Not everything happens quickly online. Back in 1996 when my brother Andrew and I started what is now The Dubs, we worked with a pioneer of virtual reality – Scott Fisher – to create an online 3D virtual environment of part of Japanese town called Koga.
With the passage of time I can’t for the life of me remember why we did this or who commissioned it but I was enthralled by the possibilities Scott discussed for virtual reality or VR, as it’s commonly called.
You can see what we created for Koga and while it looks totally crap by today’s standards back at the time we thought it was the start of something big.
It wasn’t though, obviously. It was simply too soon. Online technology and bandwidth were either too clunky or hadn’t been developed yet.
I donned the headset thinking it’d be alright but gimmicky. More fool me – quite simply, it was totally amazing!
Even then I didn’t take any notice of it until Mark Zuckerberg had Facebook shell out $2billion to buy Oculus in 2014. At the time he said he bought Oculus because he wanted to ride the virtual wave that would come after the frenzy around mobile devices (happening now) dies down.
But it wasn’t Oculus that woke me up to its potential. It was during a trip to the local shopping centre with my family, when I put on Samsung’s Gear VR headset (which is powered by Oculus software), that I got it.
I donned the headset thinking it’d be alright but gimmicky. More fool me – quite simply, it was totally amazing! I was flying across the arctic, savannahs and city landscapes in full cinematic quality but in a rich 360° degree immersive environment.
It’s so good that what your eyes are experiencing completely fools your brain into thinking you are there and you genuinely feel physical sensations (that aren’t actually happening), involuntarily moving to things that are happening around you. Hence why some people experience motion sickness when they wear it!
Immersive environments are almost impossible to describe unless you have actually put one of these headsets on. However, I found this quaint YouTube clip which shows some “elders’” first time reactions to Oculus.
Not to be outdone, Sony is quoted as saying it’ll ship its Morpheus VR headsets to consumers in 2016 as Oculus likewise plans to do.
Microsoft is also getting in on the game with its HoloLens headset technology, which looks like it will wrap hologram imagery into our real world environment. They are calling it augmented reality (AR).
Another more cryptic start-up backed by Google called Magic Leap also appears to be following the Microsoft augmented reality path, although until they fully show their hand we won’t know for sure. But a video released in March 2015 clearly shows some of its AR sexiness.
Now, if you’re a marketer reading this you may think this is well over the horizon but remember these headsets will hit the market next year, with substantial product launch budgets to make sure they land in Christmas stockings far and wide.
But also take a look at a lo-fi approach Google is taking with its Cardboard product. It’s a headset literally made out of cardboard. You fold it together and stuff in an Android powered mobile and voila – insta VR 🙂
You can order Cardboard for about ten bucks, so why not do it and jump into the Google Play app store to get a very early taste of what’s to come.

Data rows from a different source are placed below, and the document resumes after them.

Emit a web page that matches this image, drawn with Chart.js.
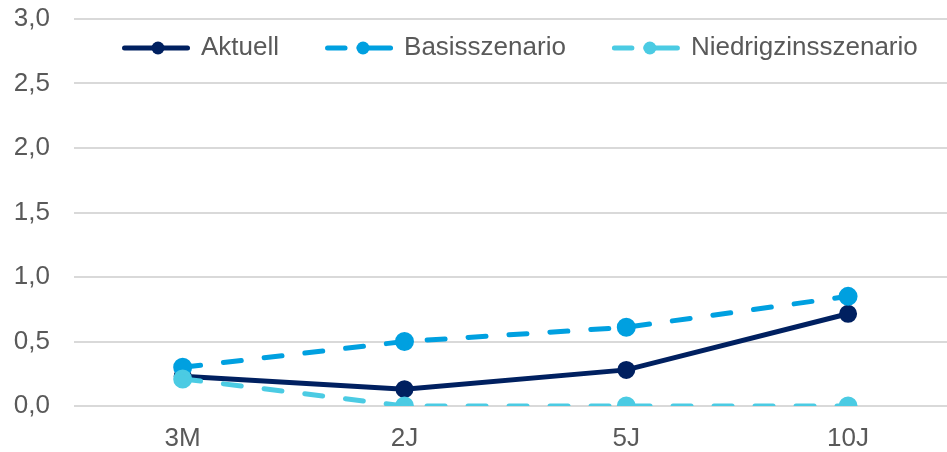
<!DOCTYPE html>
<html>
<head>
<meta charset="utf-8">
<script src="https://cdn.jsdelivr.net/npm/chart.js@4.4.1/dist/chart.umd.min.js"></script>
<style>
  html, body { margin: 0; padding: 0; background: #ffffff; overflow: hidden; }
  #wrap { width: 947px; height: 452px; position: relative; }
</style>
</head>
<body>
<div id="wrap"><canvas id="c"></canvas></div>
<script>
const categories = ["3M", "2J", "5J", "10J"];
const aktuell = [0.23, 0.13, 0.28, 0.715];
const basisszenario = [0.30, 0.50, 0.61, 0.85];
const niedrigzinsszenario = [0.21, 0.00, 0.00, 0.00];
const seriesNames = ["Aktuell", "Basisszenario", "Niedrigzinsszenario"];
const yTicks = [0, 0.5, 1.0, 1.5, 2.0, 2.5, 3.0];

const FONT = "'Liberation Sans', Arial, sans-serif";
const TEXT = "#595959";
const colors = ["#002060", "#00A0E0", "#4BCBE3"];

function pts(vals) { return categories.map((c, i) => ({ x: i, y: vals[i] })); }

const legendPlugin = {
  id: 'inlineLegend',
  afterDraw(chart) {
    const ctx = chart.ctx;
    const y = 48;
    let x = 122;
    ctx.save();
    ctx.font = "26px " + FONT;
    ctx.textBaseline = 'middle';
    ctx.textAlign = 'left';
    chart.data.datasets.slice().sort((a, b) => a.legendIndex - b.legendIndex).forEach(ds => {
      const w = 68;
      const dashed = ds.borderDash && ds.borderDash.length;
      ctx.strokeStyle = ds.borderColor;
      ctx.fillStyle = ds.borderColor;
      ctx.lineWidth = 5;
      ctx.lineCap = 'round';
      ctx.beginPath();
      if (dashed) {
        ctx.moveTo(x + 2.5, y); ctx.lineTo(x + 20, y);
        ctx.moveTo(x + 34, y); ctx.lineTo(x + w - 2.5, y);
      } else {
        ctx.moveTo(x + 2.5, y); ctx.lineTo(x + w - 2.5, y);
      }
      ctx.stroke();
      ctx.beginPath();
      ctx.arc(x + (dashed ? 38 : 36), y, 6.5, 0, Math.PI * 2);
      ctx.fill();
      x += w + 11;
      ctx.fillStyle = TEXT;
      ctx.fillText(ds.label, x, y);
      x += ctx.measureText(ds.label).width + 46;
    });
    ctx.restore();
  }
};

new Chart(document.getElementById('c'), {
  type: 'line',
  data: {
    datasets: [
      { label: seriesNames[0], data: pts(aktuell), borderColor: colors[0], backgroundColor: colors[0],
        borderWidth: 5, pointRadius: 6.5, pointHoverRadius: 6.5, order: 3, legendIndex: 0, borderCapStyle: 'round' },
      { label: seriesNames[1], data: pts(basisszenario), borderColor: colors[1], backgroundColor: colors[1],
        borderWidth: 5, borderDash: [18, 23], borderCapStyle: 'round', pointRadius: 7, pointHoverRadius: 7, order: 2, legendIndex: 1 },
      { label: seriesNames[2], data: pts(niedrigzinsszenario), borderColor: colors[2], backgroundColor: colors[2],
        borderWidth: 5, borderDash: [18, 23], borderCapStyle: 'round', pointRadius: 7, pointHoverRadius: 7, order: 1, legendIndex: 2 }
    ]
  },
  options: {
    responsive: true,
    maintainAspectRatio: false,
    animation: false,
    layout: { autoPadding: false, padding: { left: 13, right: 0, top: 19, bottom: 0 } },
    plugins: { legend: { display: false }, tooltip: { enabled: false } },
    elements: { line: { tension: 0 }, point: { borderWidth: 0 } },
    scales: {
      x: {
        type: 'linear',
        min: -0.49,
        max: 3.446,
        afterBuildTicks(scale) { scale.ticks = categories.map((c, i) => ({ value: i })); },
        afterFit(scale) { scale.height = 46; scale.paddingLeft = 0; scale.paddingRight = 0; },
        grid: { display: false, drawTicks: false },
        border: { display: false },
        ticks: {
          callback: (v) => categories[v],
          font: { family: FONT, size: 26, lineHeight: 1.0 },
          color: TEXT,
          padding: 20,
          maxRotation: 0,
          autoSkip: false
        }
      },
      y: {
        min: 0,
        max: 3,
        afterBuildTicks(scale) { scale.ticks = yTicks.map(v => ({ value: v })); },
        afterFit(scale) { scale.width = 61; scale.paddingTop = 0; scale.paddingBottom = 0; },
        grid: { color: '#D9D9D9', lineWidth: 2, drawTicks: false },
        border: { display: false },
        ticks: {
          callback: (v) => v.toFixed(1).replace('.', ','),
          font: { family: FONT, size: 26, lineHeight: 1.0 },
          color: TEXT,
          padding: 24
        }
      }
    }
  },
  plugins: [legendPlugin]
});
</script>
</body>
</html>
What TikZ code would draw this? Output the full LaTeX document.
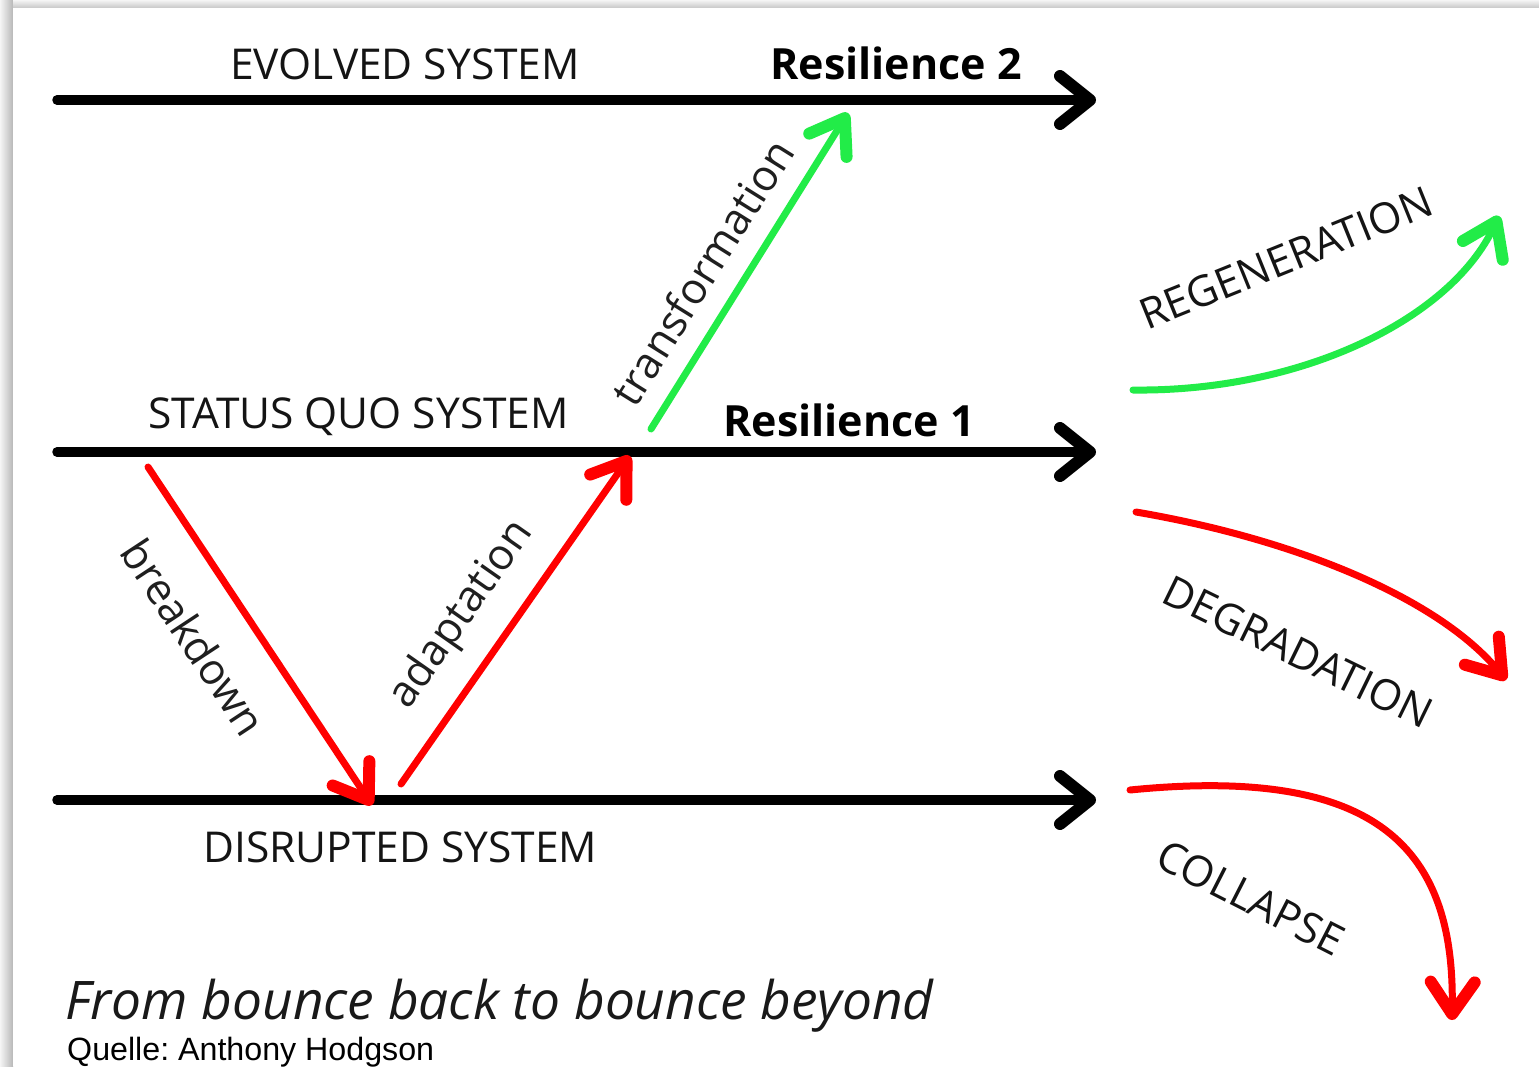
\documentclass[tikz,border=0pt]{standalone}
\usepackage{fontspec}
\setmainfont{Open Sans}
\newfontfamily\quellefont{Liberation Sans}
\usetikzlibrary{arrows.meta}
\definecolor{rgreen}{RGB}{34,236,72}
\definecolor{rred}{RGB}{255,0,0}
\begin{document}
\begin{tikzpicture}[x=1pt,y=-1pt,
  axisline/.style={line width=9.5pt,line cap=round,-{Straight Barb[length=30pt,width=48pt,line width=12pt,round]}},
  redarrow/.style={rred,line width=7pt,line cap=round,-{Straight Barb[length=32pt,width=44pt,line width=12pt,round]}},
  greenarrow/.style={rgreen,line width=7pt,line cap=round,-{Straight Barb[length=32pt,width=44pt,line width=12pt,round]}},
  capslabel/.style={inner sep=0pt,text=black!92,font=\fontsize{42.5}{48}\selectfont},
  boldlabel/.style={inner sep=0pt,text=black,font=\fontsize{43}{48}\selectfont\bfseries},
  smalllabel/.style={inner sep=0pt,text=black!88,font=\fontsize{43}{48}\selectfont},
  ]
\useasboundingbox (0,0) rectangle (1539,1066);
% frame with shadow
\shade[left color=black!4, right color=black!28] (0,0) rectangle (13,1066);
\shade[top color=black!4, bottom color=black!22] (13,0) rectangle (1539,8);
\fill[white] (13,8) rectangle (1539,1066);

% coordinates
\coordinate (e0) at (57,100);  \coordinate (e1) at (1096,100);
\coordinate (s0) at (57,452);  \coordinate (s1) at (1096,452);
\coordinate (d0) at (57,800);  \coordinate (d1) at (1096,800);
\coordinate (b0) at (148,467); \coordinate (b1) at (372,805);
\coordinate (a0) at (401,784); \coordinate (a1) at (630,456);
\coordinate (t0) at (651,429); \coordinate (t1) at (848,113);
\coordinate (r0) at (1133,390); \coordinate (r1) at (1499,216);
\coordinate (g0) at (1136,512); \coordinate (g1) at (1506,680);
\coordinate (c0) at (1130,790); \coordinate (c1) at (1452,1020);

% system lines
\draw[axisline] (e0) -- (e1);
\draw[axisline] (s0) -- (s1);
\draw[axisline] (d0) -- (d1);

% diagonal arrows
\draw[redarrow] (b0) -- (b1);
\draw[redarrow] (a0) -- (a1);
\draw[greenarrow] (t0) -- (t1);

% right curves
\draw[greenarrow] (r0) .. controls (1300,392) and (1450,320) .. (r1);
\draw[redarrow] (g0) .. controls (1300,540) and (1440,600) .. (g1);
\draw[redarrow] (c0) .. controls (1380,765) and (1455,850) .. (c1);

% labels
\node[capslabel,anchor=base west] (evolved) at (230,79) {EVOLVED SYSTEM};
\node[boldlabel,anchor=base west] (res2) at (770,79) {Resilience 2};
\node[capslabel,anchor=base west] (statusquo) at (148,428) {STATUS QUO SYSTEM};
\node[boldlabel,anchor=base west] (res1) at (723,436) {Resilience 1};
\node[capslabel,anchor=base west] (disrupted) at (203,862) {DISRUPTED SYSTEM};

\node[smalllabel,rotate=-56.6] (lbreak) at (194,637) {breakdown};
\node[smalllabel,rotate=55] (ladapt) at (462,615) {adaptation};
\node[smalllabel,rotate=58] (ltrans) at (702,272) {transformation};

\node[capslabel,rotate=22] (lregen) at (1286,258) {REGENERATION};
\node[capslabel,rotate=-26] (ldegrad) at (1298,652) {DEGRADATION};
\node[capslabel,rotate=-27] (lcollapse) at (1251,898) {COLLAPSE};

\node[inner sep=0pt,anchor=base west,text=black!90,font=\fontsize{53.2}{58}\selectfont\itshape] (caption) at (65,1019) {From bounce back to bounce beyond};
\node[inner sep=0pt,anchor=base west,text=black,font=\fontsize{32.2}{36}\selectfont\quellefont\frenchspacing] (quelle) at (67,1060) {Quelle: Anthony Hodgson};
\end{tikzpicture}
\end{document}
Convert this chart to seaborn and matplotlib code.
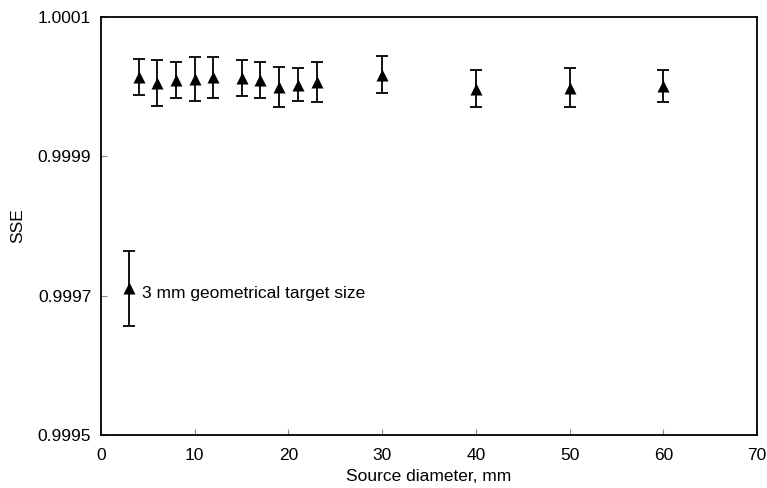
import numpy as np
import pandas as pd
import matplotlib
matplotlib.use("Agg")
import matplotlib.pyplot as plt
import seaborn as sns

# Source diameters (mm) and SSE values
diameter = [4, 6, 8, 10, 12, 15, 17, 19, 21, 23, 30, 40, 50, 60]
sse = [1.0000138, 1.0000049, 1.0000095, 1.0000106, 1.0000128, 1.0000118, 1.0000095,
       0.9999992, 1.0000027, 1.0000060, 1.0000168, 0.9999967, 0.9999980, 1.0000003]
sse_err = [2.55e-5, 3.30e-5, 2.55e-5, 3.11e-5, 2.90e-5, 2.61e-5, 2.55e-5,
           2.91e-5, 2.32e-5, 2.90e-5, 2.68e-5, 2.68e-5, 2.80e-5, 2.32e-5]

# the single reference point (3 mm geometrical target)
target_diameter = [3]
target_sse = [0.9997104]
target_err = [5.35e-5]
target_label = "3 mm geometrical target size"

df = pd.DataFrame({"diameter": diameter + target_diameter,
                   "sse": sse + target_sse,
                   "err": sse_err + target_err})

sns.set_style("ticks")
plt.rcParams['font.family'] = ['Liberation Sans', 'DejaVu Sans']
plt.rcParams['text.color'] = 'black'
plt.rcParams['axes.labelcolor'] = 'black'
plt.rcParams['xtick.labelcolor'] = 'black'
plt.rcParams['ytick.labelcolor'] = 'black'

fig = plt.figure(figsize=(7.67, 4.88), dpi=100)
ax = fig.add_axes([0.1317, 0.1086, 0.8553, 0.8572])

ax.errorbar(df["diameter"], df["sse"], yerr=df["err"], fmt="none",
            ecolor="black", elinewidth=1.3, capsize=4.3, capthick=1.3, zorder=2)
sns.scatterplot(data=df, x="diameter", y="sse", marker="^", s=75,
                color="black", edgecolor="black", linewidth=0, ax=ax, zorder=3)

ax.text(4.4, 0.9997036, target_label, ha="left", va="center", fontsize=12.5)

ax.set_xlim(0, 70)
ax.set_ylim(0.9995, 1.0001)
ax.set_xticks(np.arange(0, 71, 10))
ax.set_yticks([0.9995, 0.9997, 0.9999, 1.0001])
ax.set_yticklabels(["0.9995", "0.9997", "0.9999", "1.0001"])

ax.set_xlabel("Source diameter, mm", fontsize=12.5, labelpad=5)
ax.set_ylabel("SSE", fontsize=12.5, labelpad=9)

for side in ["top", "right", "bottom", "left"]:
    ax.spines[side].set_visible(True)
    ax.spines[side].set_color("black")
    ax.spines[side].set_linewidth(1.3)

ax.tick_params(axis="both", direction="in", length=4, width=0.8, color="#888888",
               labelsize=12.5)
ax.tick_params(axis="x", pad=9)
ax.tick_params(axis="y", pad=7)

fig.savefig("out.png", dpi=100)
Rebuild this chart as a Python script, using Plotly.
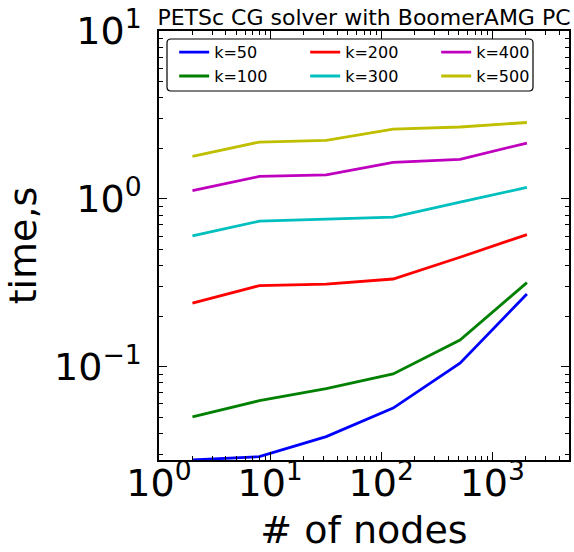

I could try and crystal ball this but I think it’d feel like Jules Verne predicting the future. Maybe entertaining but it’s the stuff of science fiction.
But needless to say, I can see that websites will leave the confines of 2D screens and become fully immersive and interactive 3D experiences. That’s gonna be fun!
Clunky video conferencing becomes a different world if your geographically-spread colleagues are virtually in the room with you. Airlines may not like the impact on business travel though.
Virtual tourism could become a new field in its own right, or at least a precursor for any traveller looking to explore a new destination before arrival. Google Expeditions gives us a taste of this now.
And I can see the real estate, medical and automotive industries will dive onto this. Volvo has already dabbled with VR for test drives.
There is also an unspoken proponent who will also drive its uptake and development. Whether you like it or not the porn industry will be a player in this VR / AR world of tomorrow.